Stuttgarter Zeitung: Leitartikel zu Türkei/Erdogan: Der türkische Autokrat
Stuttgart (ots)
Selbstherrlich, brutal und rücksichtslos verhält sich der türkische Premier Recep Tayyip Erdogan gegenüber seinem Volk. Spätestens nach dem überlegenen Wahlsieg seiner islamistischen Partei AKP vor zwei Jahren scheint dem Regierungschef jegliches Gespür für die politische und gesellschaftliche Realität in seinem Land verloren gegangen zu sein. Mit einer Mischung aus religiösem Sendungsbewusstsein und Machttrunkenheit macht er sich seither ans Werk, die Türkei nach seinem Gutdünken umzubauen. Dabei nimmt er auch auf demokratische Regeln kaum Rücksicht.
Demokratie ist in seinen Augen weniger eine erstrebenswerte Regierungsform, um den Willen des gesamten Volkes umzusetzen, sondern eher ein Mittel, um die eigene Macht zu festigen. Ihn interessiert nicht, dass er der Premier aller Türken ist, dass ein Demokrat auch die Stimmen jener Menschen wahrnehmen muss, die ihn nicht gewählt haben.

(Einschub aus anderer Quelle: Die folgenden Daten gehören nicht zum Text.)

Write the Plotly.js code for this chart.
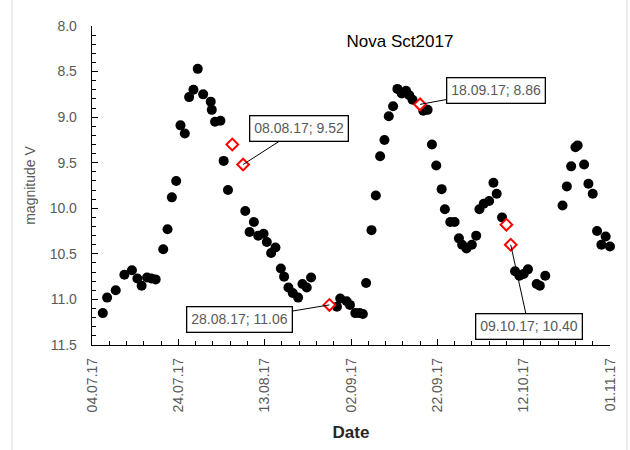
<!DOCTYPE html>
<html>
<head>
<meta charset="utf-8">
<script src="https://cdn.plot.ly/plotly-3.0.1.min.js"></script>
<style>html,body{margin:0;padding:0;background:#fff;}#chart{width:630px;height:450px;}</style>
</head>
<body>
<div id="chart"></div>
<script>
// Observations (black dots)
const obsDates = [
  '2017-07-06 12:00','2017-07-07 12:00','2017-07-09 12:00','2017-07-11 12:00','2017-07-13 06:00',
  '2017-07-14 12:00','2017-07-15 12:00','2017-07-16 18:00','2017-07-17 18:00','2017-07-18 18:00',
  '2017-07-20 12:00','2017-07-21 12:00','2017-07-22 12:00','2017-07-23 12:00','2017-07-24 12:00',
  '2017-07-25 12:00','2017-07-26 12:00','2017-07-27 12:00','2017-07-28 12:00','2017-07-29 18:00',
  '2017-07-31 12:00','2017-07-31 18:00','2017-08-01 12:00','2017-08-02 18:00','2017-08-03 12:00',
  '2017-08-04 12:00','2017-08-08 12:00','2017-08-09 12:00','2017-08-10 12:00','2017-08-11 12:00',
  '2017-08-12 18:00','2017-08-13 12:00','2017-08-14 12:00','2017-08-15 12:00','2017-08-16 18:00',
  '2017-08-17 12:00','2017-08-18 12:00','2017-08-19 12:00','2017-08-20 18:00','2017-08-21 18:00',
  '2017-08-22 18:00','2017-08-23 18:00','2017-08-29 18:00','2017-08-30 12:00','2017-09-01 00:00',
  '2017-09-01 18:00','2017-09-03 00:00','2017-09-04 00:00','2017-09-04 18:00','2017-09-05 12:00',
  '2017-09-06 18:00','2017-09-07 18:00','2017-09-08 18:00','2017-09-09 18:00','2017-09-10 18:00',
  '2017-09-11 18:00','2017-09-12 18:00','2017-09-13 18:00','2017-09-14 18:00','2017-09-15 12:00',
  '2017-09-16 06:00','2017-09-18 18:00','2017-09-19 18:00','2017-09-20 18:00','2017-09-21 18:00',
  '2017-09-23 00:00','2017-09-23 18:00','2017-09-25 00:00','2017-09-26 00:00','2017-09-27 00:00',
  '2017-09-27 18:00','2017-09-28 18:00','2017-09-30 00:00','2017-10-01 00:00','2017-10-01 18:00',
  '2017-10-02 18:00','2017-10-04 00:00','2017-10-05 00:00','2017-10-05 18:00','2017-10-07 00:00',
  '2017-10-10 00:00','2017-10-11 00:00','2017-10-12 00:00','2017-10-13 00:00','2017-10-15 00:00',
  '2017-10-15 18:00','2017-10-17 00:00','2017-10-21 00:00','2017-10-22 00:00','2017-10-23 00:00',
  '2017-10-24 00:00','2017-10-24 12:00','2017-10-26 00:00','2017-10-27 00:00','2017-10-28 00:00',
  '2017-10-29 00:00','2017-10-30 00:00','2017-10-31 00:00','2017-11-01 00:00'
];
const obsMags = [
  11.15,10.98,10.90,10.73,10.68,
  10.77,10.85,10.76,10.77,10.78,
  10.45,10.23,9.88,9.70,9.09,
  9.18,8.78,8.70,8.47,8.75,
  8.83,8.92,9.05,9.04,9.48,
  9.80,10.03,10.26,10.15,10.30,
  10.28,10.37,10.49,10.43,10.66,
  10.75,10.87,10.93,10.98,10.83,
  10.87,10.76,11.08,10.99,11.02,
  11.06,11.15,11.15,11.16,10.82,
  10.24,9.86,9.43,9.25,8.99,
  8.88,8.69,8.74,8.71,8.76,
  8.81,8.93,8.92,9.30,9.53,
  9.79,10.01,10.15,10.15,10.33,
  10.40,10.44,10.40,10.30,10.01,
  9.95,9.92,9.72,9.84,10.10,
  10.69,10.74,10.72,10.67,10.83,
  10.85,10.74,9.97,9.76,9.54,
  9.33,9.31,9.52,9.73,9.84,
  10.25,10.40,10.31,10.42
];

// Highlighted observations (red diamonds)
const redDates = ['2017-08-05 12:00','2017-08-08','2017-08-28','2017-09-18','2017-10-08','2017-10-09'];
const redMags  = [9.30, 9.52, 11.06, 8.86, 10.18, 10.40];

// Callout labels
const labelDates = ['2017-08-08','2017-08-28','2017-09-18','2017-10-09'];
const labelMags  = [9.52, 11.06, 8.86, 10.40];
const labelTexts = ['08.08.17; 9.52','28.08.17; 11.06','18.09.17; 8.86','09.10.17; 10.40'];
const labelOffsets = [[56,-36],[-90,15],[76,-14],[18,82]];

const tickVals = ['2017-07-04','2017-07-24','2017-08-13','2017-09-02','2017-09-22','2017-10-12','2017-11-01'];

const FONT = 'Liberation Sans, Arial, sans-serif';
const GREY = '#595959';

const traces = [
  {
    x: obsDates, y: obsMags, type: 'scatter', mode: 'markers',
    marker: {color: '#000000', size: 10, symbol: 'circle'},
    showlegend: false, cliponaxis: false
  },
  {
    x: redDates, y: redMags, type: 'scatter', mode: 'markers',
    marker: {color: '#ffffff', size: 9, symbol: 'diamond', line: {color: '#ff0000', width: 2}},
    showlegend: false, cliponaxis: false
  }
];

const annotations = labelTexts.map((t, i) => ({
  x: labelDates[i], y: labelMags[i], xref: 'x', yref: 'y',
  text: t, showarrow: true, arrowhead: 0, arrowwidth: 1, arrowcolor: '#000000',
  ax: labelOffsets[i][0], ay: labelOffsets[i][1],
  bordercolor: '#000000', borderwidth: 1.3, borderpad: 4, bgcolor: '#ffffff',
  font: {family: FONT, size: 14, color: GREY}
}));

const layout = {
  width: 630, height: 450,
  margin: {l: 92, r: 20, t: 26, b: 105},
  paper_bgcolor: '#ffffff', plot_bgcolor: '#ffffff',
  font: {family: FONT, color: GREY},
  title: {
    text: 'Nova Sct2017', font: {family: FONT, size: 17, color: '#000000'},
    x: 400/630, xref: 'container', xanchor: 'center', y: 1 - 41/450, yanchor: 'middle'
  },
  xaxis: {
    type: 'date',
    range: ['2017-07-04', '2017-11-01'],
    tickmode: 'array', tickvals: tickVals, tickformat: '%d.%m.%y',
    tickangle: -90,
    ticks: 'inside', ticklen: 6, tickwidth: 1, tickcolor: '#000000',
    minor: {dtick: 4*86400000, tick0: '2017-07-04', ticks: 'inside', ticklen: 4, tickwidth: 1, tickcolor: '#000000', showgrid: false},
    showline: true, linecolor: '#000000', linewidth: 1.3, mirror: false,
    showgrid: false, zeroline: false,
    tickfont: {family: FONT, size: 14, color: GREY},
    ticklabelstandoff: 6,
    title: {text: '<b>Date</b>', font: {family: FONT, size: 17, color: '#262626'}, standoff: 14}
  },
  yaxis: {
    range: [11.5, 8.0],
    tick0: 8, dtick: 0.5, tickformat: '.1f',
    ticks: 'inside', ticklen: 6, tickwidth: 1, tickcolor: '#000000',
    minor: {dtick: 0.1, ticks: 'inside', ticklen: 4, tickwidth: 1, tickcolor: '#000000', showgrid: false},
    showline: true, linecolor: '#000000', linewidth: 1.3, mirror: false,
    showgrid: false, zeroline: false,
    tickfont: {family: FONT, size: 14, color: GREY},
    ticklabelstandoff: 11,
    title: {text: 'magnitude V', font: {family: FONT, size: 14, color: GREY}, standoff: 10}
  },
  annotations: annotations,
  shapes: [
    {type: 'line', xref: 'paper', yref: 'paper', x0: (12-92)/518, x1: (12-92)/518, y0: -105/319, y1: 26/319 + 1, line: {color: '#d9d9d9', width: 1}},
    {type: 'line', xref: 'paper', yref: 'paper', x0: (627-92)/518, x1: (627-92)/518, y0: -105/319, y1: 26/319 + 1, line: {color: '#d9d9d9', width: 1}}
  ]
};

Plotly.newPlot('chart', traces, layout, {displayModeBar: false, staticPlot: true});
</script>
</body>
</html>
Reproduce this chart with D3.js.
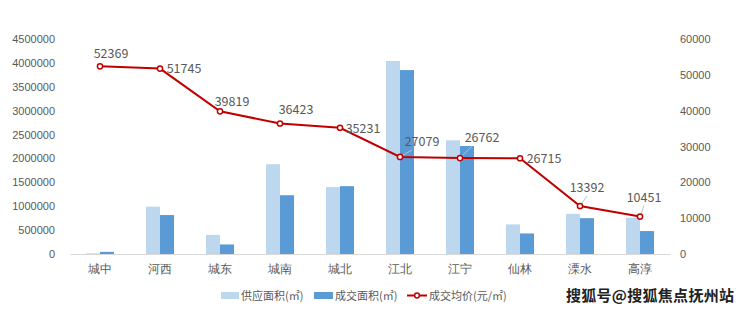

Natürlich hat Erdogan die Macht und die Skrupellosigkeit, die Demonstranten mit Wasserwerfern vom Taksim-Platz zu vertreiben. Doch den aufkeimenden Widerstand im Land wird er auf diese Weise nicht beenden können. Mit seiner Entscheidung, unter die Autokraten zu gehen, zerstört der Premier den sozialen Frieden im Land, ein Frieden, der das Fundament für seinen Erfolg ist. Anders formuliert: Erdogan gräbt sich sein eigenes politisches Grab.